*** LISTING

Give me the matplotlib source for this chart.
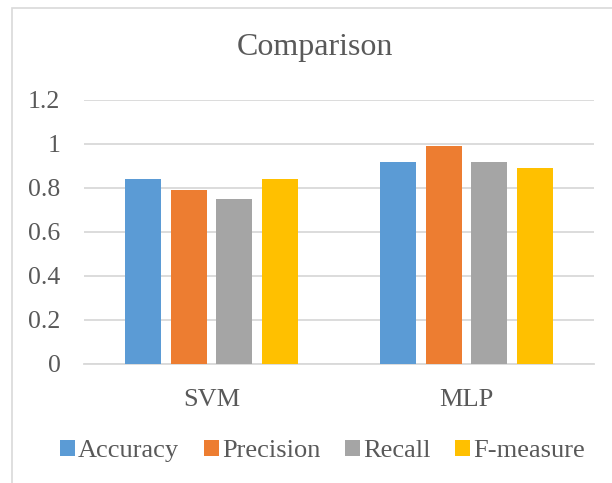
import numpy as np
import matplotlib.pyplot as plt
from matplotlib.patches import Rectangle

models = ['SVM', 'MLP']
metrics = ['Accuracy', 'Precision', 'Recall', 'F-measure']
accuracy = [0.84, 0.92]
precision = [0.79, 0.99]
recall = [0.75, 0.92]
f_measure = [0.84, 0.89]
colors = ['#5b9bd5', '#ed7d31', '#a5a5a5', '#ffc000']

plt.rcParams['font.family'] = ['Liberation Serif', 'DejaVu Serif']
text_color = '#595959'
grid_color = '#d9d9d9'

fig = plt.figure(figsize=(6.12, 4.83), dpi=100)
ax = fig.add_axes([84 / 612, 1 - 364 / 483, 510 / 612, 264 / 483])

x = np.arange(len(models))
step = 0.18
width = 0.141
series = [accuracy, precision, recall, f_measure]
for i, (vals, name) in enumerate(zip(series, metrics)):
    ax.bar(x + (i - 1.5) * step, vals, width, color=colors[i], label=name, zorder=3)

ax.set_xlim(-0.5, 1.5)
ax.set_ylim(0, 1.2)
ax.set_yticks([0, 0.2, 0.4, 0.6, 0.8, 1, 1.2])
ax.set_yticklabels(['0', '0.2', '0.4', '0.6', '0.8', '1', '1.2'])
ax.set_xticks(x)
ax.set_xticklabels(models)
ax.grid(axis='y', color=grid_color, linewidth=1.3, zorder=0)
for s in ['top', 'right', 'left']:
    ax.spines[s].set_visible(False)
ax.spines['bottom'].set_color(grid_color)
ax.spines['bottom'].set_linewidth(1.3)
ax.tick_params(axis='both', length=0, colors=text_color)
ax.tick_params(axis='y', pad=17, labelsize=18.5)
ax.tick_params(axis='x', pad=18, labelsize=19)

fig.text(0.515, 1 - 48 / 483, 'Comparison', ha='center', va='center',
         fontsize=23, color=text_color)

leg = fig.legend(loc='center', bbox_to_anchor=(0.527, 1 - 451 / 483), ncol=4,
                 frameon=False, fontsize=19, handlelength=0.55, handleheight=0.55,
                 handletextpad=0.12, columnspacing=0.95)
for t in leg.get_texts():
    t.set_color(text_color)

# outer chart border (partly cropped in the source image)
fig.add_artist(Rectangle((12 / 612, -0.1), 1.0, 1.1 - 8 / 483,
                         transform=fig.transFigure, fill=False,
                         edgecolor=grid_color, linewidth=1.2))

plt.savefig('out.png', dpi=100)
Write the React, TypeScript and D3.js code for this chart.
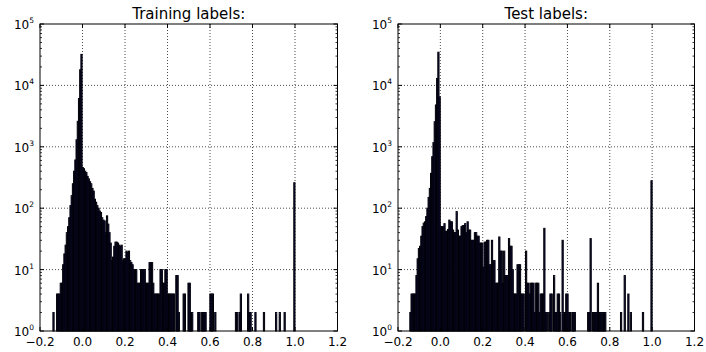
import React from "react";
import * as d3 from "d3";

// histogram counts, 200 bins each
const trainCounts = [
  1, 2, 1, 1, 4, 4, 4, 6, 6, 12, 18, 25, 40, 50, 70, 110, 160, 250, 400, 610,
  1300, 2600, 6100, 18000, 32000, 460, 440, 400, 380, 330, 300, 270, 250, 210, 190, 140, 125, 110, 100, 90,
  85, 70, 64, 62, 40, 75, 55, 40, 27, 14, 16, 24, 28, 28, 27, 25, 24, 25, 14, 15,
  15, 20, 19, 20, 14, 13, 12, 10, 10, 10, 6, 6, 6, 10, 10, 10, 10, 6, 6, 6,
  13, 13, 13, 6, 4, 4, 4, 4, 4, 10, 10, 6, 6, 10, 10, 4, 4, 4, 4, 4,
  4, 1, 8, 8, 2, 1, 1, 1, 4, 4, 1, 1, 6, 6, 2, 2, 1, 0, 0, 0,
  2, 2, 1, 2, 2, 2, 2, 1, 0, 0, 4, 4, 4, 1, 2, 0, 0, 0, 0, 0,
  0, 0, 0, 0, 0, 0, 0, 0, 0, 0, 0, 2, 2, 0, 2, 4, 0, 0, 0, 0,
  0, 4, 2, 2, 0, 0, 0, 2, 0, 0, 0, 0, 0, 0, 2, 0, 0, 0, 0, 0,
  0, 0, 0, 0, 2, 0, 0, 2, 0, 0, 0, 2, 0, 0, 0, 0, 0, 0, 0, 260,
];

const testCounts = [
  1, 2, 4, 4, 4, 4, 8, 15, 22, 24, 35, 50, 57, 60, 73, 100, 150, 210, 370, 690,
  1170, 2560, 4800, 13000, 34700, 6500, 50, 50, 50, 56, 42, 42, 45, 64, 60, 60, 44, 40, 40, 88,
  44, 35, 35, 50, 52, 52, 56, 40, 60, 44, 44, 30, 30, 30, 40, 40, 35, 35, 27, 27,
  27, 11, 28, 28, 30, 30, 12, 12, 30, 14, 14, 6, 6, 6, 34, 20, 20, 6, 20, 8,
  8, 8, 32, 24, 24, 10, 4, 4, 4, 12, 12, 12, 4, 4, 4, 1, 20, 6, 6, 4,
  6, 6, 6, 2, 6, 6, 6, 2, 4, 4, 4, 47, 2, 2, 1, 2, 4, 4, 1, 8,
  2, 2, 4, 4, 2, 1, 30, 2, 2, 4, 4, 2, 2, 0, 2, 2, 2, 0, 0, 0,
  0, 0, 0, 0, 0, 0, 0, 2, 2, 32, 0, 2, 2, 2, 2, 6, 2, 2, 2, 2,
  2, 2, 0, 0, 0, 0, 0, 0, 0, 0, 0, 0, 0, 0, 2, 0, 0, 8, 0, 0,
  4, 0, 2, 0, 0, 0, 0, 0, 0, 0, 0, 0, 2, 0, 0, 0, 0, 0, 0, 280,
];

const trainRange = [-0.145, 1.0];
const testRange = [-0.15, 1.0];
const xTicks = [-0.2, 0.0, 0.2, 0.4, 0.6, 0.8, 1.0, 1.2];
const yExponents = [0, 1, 2, 3, 4, 5];

const W = 706;
const H = 352;
const plotTop = 24;
const plotBottom = 331;
const font = "DejaVu Sans, sans-serif";

const fmt = (v: number) => (v < 0 ? "\u2212" : "") + Math.abs(v).toFixed(1);

function Panel({ title, counts, range, x0, x1 }: any) {
  const x = d3.scaleLinear().domain([-0.2, 1.2]).range([x0, x1]);
  const y = d3.scaleLog().domain([1, 1e5]).range([plotBottom, plotTop]);
  const step = (range[1] - range[0]) / counts.length;

  const minor: number[] = [];
  yExponents.slice(0, -1).forEach((e) => {
    for (let k = 2; k < 10; k++) minor.push(k * Math.pow(10, e));
  });

  return (
    <g>
      {/* grid */}
      {xTicks.slice(1, -1).map((t) => (
        <line key={"gx" + t} x1={x(t)} x2={x(t)} y1={plotTop} y2={plotBottom}
          stroke="#000" strokeOpacity={0.7} strokeWidth={1} strokeDasharray="1,2" />
      ))}
      {yExponents.slice(1, -1).map((e) => (
        <line key={"gy" + e} x1={x0} x2={x1} y1={y(Math.pow(10, e))} y2={y(Math.pow(10, e))}
          stroke="#000" strokeOpacity={0.7} strokeWidth={1} strokeDasharray="1,2" />
      ))}

      {/* bars */}
      {counts.map((c: number, i: number) => {
        if (c <= 1) return null;
        const a = x(range[0] + i * step);
        const b = x(range[0] + (i + 1) * step);
        return (
          <rect key={i} x={a} width={b - a} y={y(c)} height={plotBottom - y(c)}
            fill="#12124f" stroke="#000008" strokeWidth={1} />
        );
      })}

      {/* frame */}
      <rect x={x0} y={plotTop} width={x1 - x0} height={plotBottom - plotTop}
        fill="none" stroke="#000" strokeWidth={1} />

      {/* x ticks */}
      {xTicks.map((t) => (
        <g key={"xt" + t}>
          <line x1={x(t)} x2={x(t)} y1={plotBottom} y2={plotBottom - 4} stroke="#000" />
          <line x1={x(t)} x2={x(t)} y1={plotTop} y2={plotTop + 4} stroke="#000" />
          <text x={x(t)} y={346} textAnchor="middle" fontSize={12} fontFamily={font}>
            {fmt(t)}
          </text>
        </g>
      ))}

      {/* y ticks */}
      {yExponents.map((e) => (
        <g key={"yt" + e}>
          <line x1={x0} x2={x0 + 4} y1={y(Math.pow(10, e))} y2={y(Math.pow(10, e))} stroke="#000" />
          <line x1={x1} x2={x1 - 4} y1={y(Math.pow(10, e))} y2={y(Math.pow(10, e))} stroke="#000" />
          <text x={x0 - 6} y={y(Math.pow(10, e)) + 5} textAnchor="end" fontSize={12} fontFamily={font}>
            10
            <tspan fontSize={7.5} dy={-6}>{e}</tspan>
          </text>
        </g>
      ))}
      {minor.map((m) => (
        <g key={"ym" + m}>
          <line x1={x0} x2={x0 + 2} y1={y(m)} y2={y(m)} stroke="#000" strokeWidth={0.8} />
          <line x1={x1} x2={x1 - 2} y1={y(m)} y2={y(m)} stroke="#000" strokeWidth={0.8} />
        </g>
      ))}

      <text x={(x0 + x1) / 2} y={19} textAnchor="middle" fontSize={15} fontFamily={font}>
        {title}
      </text>
    </g>
  );
}

export default function App() {
  return (
    <div style={{ position: "absolute", left: 0, top: 0, background: "#fff" }}>
      <svg width={W} height={H}>
        <rect width={W} height={H} fill="#fff" />
        <Panel title="Training labels:" counts={trainCounts} range={trainRange} x0={40} x1={337.5} />
        <Panel title="Test labels:" counts={testCounts} range={testRange} x0={398} x1={694.5} />
      </svg>
    </div>
  );
}
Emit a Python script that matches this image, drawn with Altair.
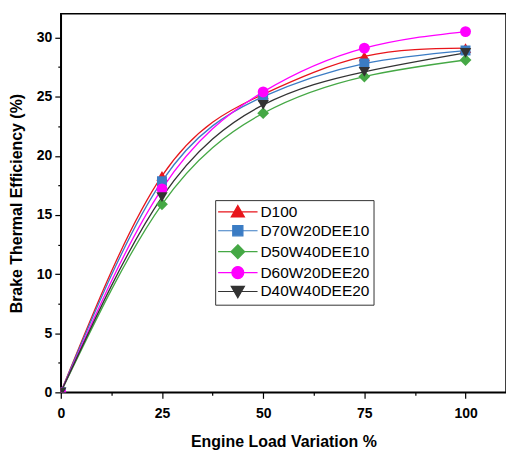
import altair as alt
import pandas as pd

# ---------------- data ----------------
loads = [0, 25, 50, 75, 100]
series = ["D100", "D70W20DEE10", "D50W40DEE10", "D60W20DEE20", "D40W40DEE20"]
d100 = [0, 18.3, 25.2, 28.4, 29.1]
d70w20dee10 = [0, 17.85, 25.0, 27.8, 28.9]
d50w40dee10 = [0, 15.9, 23.6, 26.7, 28.1]
d60w20dee20 = [0, 17.2, 25.4, 29.1, 30.5]
d40w40dee20 = [0, 16.5, 24.3, 27.1, 28.7]
values = [d100, d70w20dee10, d50w40dee10, d60w20dee20, d40w40dee20]

x_ticks = [0, 12.5, 25, 37.5, 50, 62.5, 75, 87.5, 100]
y_ticks = [0, 2.5, 5, 7.5, 10, 12.5, 15, 17.5, 20, 22.5, 25, 27.5, 30]

# ---------------- styles ----------------
colors = ["#e8151b", "#3b7cc4", "#45a845", "#ff00ff", "#333333"]
shapes = ["triangle-up", "square", "diamond", "circle", "triangle-down"]
sizes = [130, 100, 140, 120, 130]
LINE = "M-3.3,0H3.3"
legend_paths = [
    LINE + "M0,-1.05L1.1,0.85L-1.1,0.85Z",
    LINE + "M-0.85,-0.85H0.85V0.85H-0.85Z",
    LINE + "M0,-1.15L1.15,0L0,1.15L-1.15,0Z",
    LINE + "M-1,0A1,1,0,1,0,1,0A1,1,0,1,0,-1,0Z",
    LINE + "M0,1.05L1.1,-0.85L-1.1,-0.85Z",
]
FONT = "Liberation Sans"

rows = []
for s, vals in zip(series, values):
    for l, v in zip(loads, vals):
        rows.append({"Load": l, "BTE": v, "Series": s})
df = pd.DataFrame(rows)

x_enc = alt.X(
    "Load:Q",
    scale=alt.Scale(domain=[0, 110], nice=False, zero=False),
    axis=alt.Axis(
        title="Engine Load Variation %",
        values=x_ticks,
        labelExpr="datum.value % 25 === 0 ? datum.label : ''",
        tickSize={"condition": {"test": "datum.value % 25 === 0", "value": 6}, "value": 3},
        labelFlush=False,
        labelOverlap=False,
        labelPadding=8,
        titlePadding=13,
        grid=False,
    ),
)
y_enc = alt.Y(
    "BTE:Q",
    scale=alt.Scale(domain=[0, 32], nice=False, zero=False),
    axis=alt.Axis(
        title="Brake Thermal Efficiency (%)",
        values=y_ticks,
        labelExpr="datum.value % 5 === 0 ? datum.label : ''",
        tickSize={"condition": {"test": "datum.value % 5 === 0", "value": 6}, "value": 3},
        labelFlush=False,
        labelOverlap=False,
        labelPadding=3,
        titlePadding=12,
        grid=False,
    ),
)

base = alt.Chart(df)

line_layers = []
point_layers = []
for s, c, sh, sz in zip(series, colors, shapes, sizes):
    sub = base.transform_filter(alt.datum.Series == s)
    line_layers.append(
        sub.mark_line(interpolate="natural", strokeWidth=1.3, stroke=c).encode(x=x_enc, y=y_enc)
    )
    point_layers.append(
        sub.mark_point(shape=sh, filled=True, size=sz, opacity=1, fill=c, strokeWidth=0, clip=True)
        .encode(x=x_enc, y=y_enc)
    )

# hidden layer (clipped away) that only feeds the legend: marker + line symbols
legend_layer = (
    base.transform_calculate(BTE="datum.BTE - 100")
    .mark_point(filled=True, clip=True, opacity=1, size=144, strokeWidth=1.3)
    .encode(
        x=x_enc,
        y=y_enc,
        fill=alt.Fill("Series:N", scale=alt.Scale(domain=series, range=colors), legend=alt.Legend(title=None)),
        stroke=alt.Stroke("Series:N", scale=alt.Scale(domain=series, range=colors), legend=alt.Legend(title=None)),
        shape=alt.Shape("Series:N", scale=alt.Scale(domain=series, range=legend_paths), legend=alt.Legend(title=None)),
    )
)

chart = (
    alt.layer(*line_layers, *point_layers, legend_layer)
    .properties(width=447, height=380, padding={"left": 0, "top": 5, "right": 0, "bottom": 0})
    .configure_view(stroke="black", strokeWidth=1.5)
    .configure_axis(
        domainColor="black",
        domainWidth=1.5,
        tickColor="black",
        tickWidth=1.2,
        labelFont=FONT,
        labelFontSize=14,
        labelFontWeight="bold",
        labelColor="black",
        titleFont=FONT,
        titleFontSize=16,
        titleFontWeight="bold",
        titleColor="black",
    )
    .configure_legend(
        orient="none",
        legendX=155,
        legendY=187,
        padding=4,
        strokeColor="#333333",
        fillColor="white",
        labelFont=FONT,
        labelFontSize=15.5,
        labelColor="black",
        symbolSize=144,
        symbolStrokeWidth=1.2,
        symbolOffset=11,
        labelOffset=15,
        rowPadding=2,
    )
)

chart.save("out.html", embed_options={"renderer": "svg", "actions": False})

******

◆ GOAL OF THE EXERCISE
Select, from the listing, all lines that include the word "image".

◆ SOLVED PROBLEM
# outer chart border (partly cropped in the source image)
Emit a Python script that matches this image, drawn with Altair.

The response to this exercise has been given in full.